Avec un tel succès, le guitariste donne 125 spectacles par année, le téléphone ne dérougit pas et les temps libres sont rares. « Récemment, je n’avais pas de spectacle pendant quelques jours, alors au lieu d’aller dans le sud, j’ai pris un break d’être frontman et j’ai été juste guitariste en acceptant de jouer en studio deux tounes avec (l’auteur-compositeur-interprète) Pépé et Marc Déry qui réalisait son disque, et ensuite je me suis pointé au Bistro à Jojo juste pour le plaisir de jammer. Quelques jours plus tard, poursuit-il, je faisais une session en studio pour Erik West Millette (Trainz), pis Kevin Parent était dans le studio d’à côté en train de travailler sur son prochain album. Il m’a invité à collaborer sur une chanson. J’aime ça jouer et c’est rare que je sois disponible pour ce genre de truc. »

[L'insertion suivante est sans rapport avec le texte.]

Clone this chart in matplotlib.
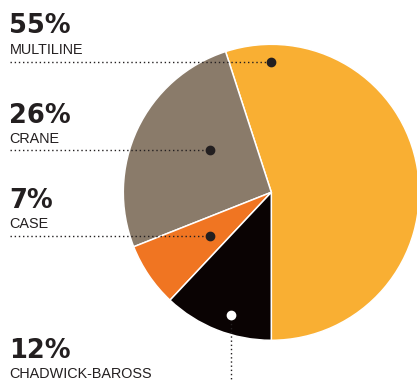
import matplotlib
matplotlib.use('Agg')
import matplotlib.pyplot as plt

# data
labels = ['MULTILINE', 'CRANE', 'CASE', 'CHADWICK-BAROSS']
shares = [55, 26, 7, 12]
colors = ['#F9AF33', '#8A7B6A', '#F07522', '#0A0303']

W, H = 417, 381
fig = plt.figure(figsize=(W / 100, H / 100), dpi=100)
ax = fig.add_axes([0, 0, 1, 1])

def py(y):
    # pixel row (from top) -> data y
    return H - y

cx, cy, r = 271.3, 192.3, 148
ax.pie(shares, colors=colors, startangle=270, counterclock=True,
       center=(cx, py(cy)), radius=r, frame=True,
       wedgeprops=dict(edgecolor='white', linewidth=1.1))
ax.set_xlim(0, W)
ax.set_ylim(0, H)
ax.axis('off')

txt = '#231F20'
name_font = ['Liberation Sans', 'DejaVu Sans']
# label block: (pct baseline, name baseline, leader y, dot x)
rows = [(33, 54, 62, 271.3), (123, 143, 149.5, 209.7), (208, 228, 235.5, 209.7)]
for (pb, nb, ly, dx), lab, s in zip(rows, labels[:3], shares[:3]):
    ax.text(9, py(pb), f'{s}%', fontsize=18.5, fontweight='heavy', color=txt,
            va='baseline', ha='left', family='DejaVu Sans')
    ax.text(9.5, py(nb), lab, fontsize=10.4, color=txt, va='baseline', ha='left',
            family=name_font)
    ax.plot([10, dx], [py(ly), py(ly)], color=txt, lw=1.0,
            linestyle=(0, (1, 2)), zorder=3)
    ax.plot([dx], [py(ly)], 'o', color=txt, markersize=6, zorder=4)

# Chadwick-Baross: label at bottom, leader goes up to a white dot
ax.text(9, py(358), f'{shares[3]}%', fontsize=18.5, fontweight='heavy',
        color=txt, va='baseline', ha='left', family='DejaVu Sans')
ax.text(9.5, py(378), labels[3], fontsize=10.4, color=txt, va='baseline',
        ha='left', family=name_font)
ax.plot([230.7, 230.7], [py(315), py(381)], color=txt, lw=1.0,
        linestyle=(0, (1, 2)), zorder=3)
ax.plot([230.7], [py(315.3)], 'o', color='white', markersize=6, zorder=4)

fig.savefig('out.png', dpi=100)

Mais pour l’heure, Steve Hill, l’artiste, est un homme-orchestre. Il tient d’un pied la cadence sur une grosse caisse tandis que de l’autre, il tape au besoin un shaker, sorte de canette de fortune remplie de « p’tit change » enrubannée à son pied droit. Et pour compléter l’arsenal, une baguette de tambour est fixée au bout de son manche de guitare avec laquelle il frappe avec conviction un « high hat », ce jeu de cymbales superposées de toutes les batteries de l’univers.

Tout en multipliant des riffs de guitares hypnotisants, alternant entre blues rural, blues moderne, rock, country et folk. « Tout se joue en temps réel, aucun échantillonnage. Je vais vraiment à l’essence de qui je suis comme artiste », s’emballe celui qui se qualifie lui-même de « vraie guidoune de la guitare. J’en possède plus d’une trentaine, en plus de vingt amplis. »

Deux autres tournées canadiennes sont à l’agenda 2016 et Steve Hill étudie présentement des offres pour des concerts aux États-Unis, en Europe et au Brésil en 2017.

Rentrée montréalaise le 28 avril, au Club soda, Montréal.